Feature Articles

May 2013

NC Pottery Center in Seagrove, NC, Offers Exhibit Focused on Red Glaze

The NC Pottery Center in Seagrove, NC, will present BIG RED: Chrome Red and Other Red Glazes of the North Carolina Piedmont, an exhibit co-curated by Fred Johnston and Tommy and Cindy Edwards, on view from May 10 through July 27, 2013. A reception will be held on May 10, starting at 5:30pm, where a brief lecture by co-curator and potter, Fred Johnston, of Johnston and Gentithes Studio will be given.

From the earliest days of North Carolina’s traditional art pottery production, potters sought to achieve a vibrant red glaze. The most successful red glazes fashioned in the 1930s are today referred to by the name, “chrome red.” Their reddish-orange color was created by the addition of chromium oxide to the potters’ usual lead glaze, a coating that was used by area potters for centuries before on utilitarian wares. The red glaze was a hit with customers, and essentially every art pottery shop, including J. B. Cole’s Pottery, Auman Pottery, Royal Crown Pottery and Porcelain Co., Smithfield Art Pottery, and others, added it to their repertoire.

In addition to chrome red, Jugtown Pottery’s Chinese Blue glaze was often highlighted by bold patches of red, as were wares made by North State Pottery and others. In the 1970s, lead-free glazes were used by Seagrove area potters, including red glazes produced by J. B. Cole’s Pottery, A. R. Cole Pottery, and Owens Pottery.
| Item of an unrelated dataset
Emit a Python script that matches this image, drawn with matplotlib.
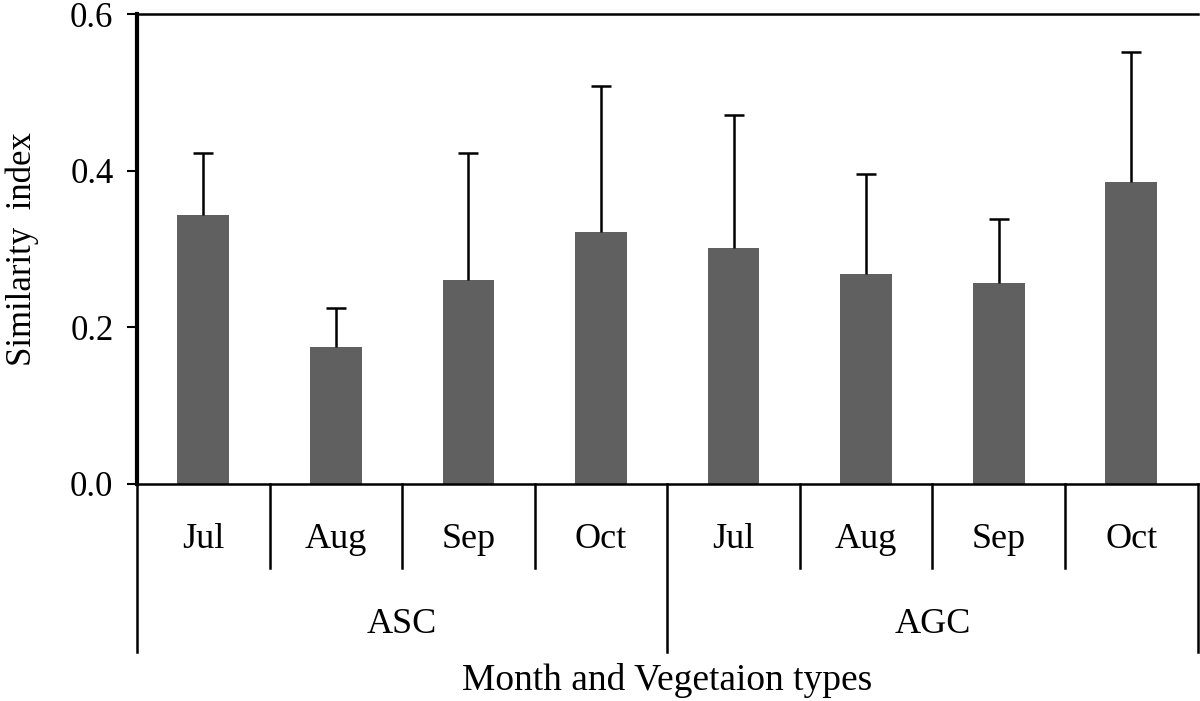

BIG RED: Chrome Red and Other Red Glazes of the North Carolina Piedmont, an exhibit mounted and organized by the North Carolina Pottery Center, will display some of the finest examples of red glazed pottery produced in the state. Examples, dating from the 1920s and 1930s to the present day, come from more than a dozen private collections. Recently created chrome red glazed pottery, made for the first time in perhaps half a century, is included in the exhibit.

Works presented in this exhibition come from the collections of: Doug Gibson, Andrew Glasgow, Mark Heywood, Meredith Heywood, A. Evereet James, Nancy Farmer James, Jugtown Pottery, Jan Lapp, Neil Lapp, Ben Owen, L.A. Rhyne, Joseph Sand, Peg Wiebe, and other private collections.

Exhibitions at the NC Pottery Center are made possible through the generosity of our membership, the John W. & Anna H. Hanes Foundation, the Mary and Elliott Wood Foundation and the Goodnight Educational Foundation. This project was supported by the NC Arts Council, a division of the Department of Cultural Resources, with funding from the National Endowment for the Arts.

The mission of the North Carolina Pottery Center is to promote public awareness of and appreciation for the history, heritage, and ongoing tradition of pottery making in North Carolina.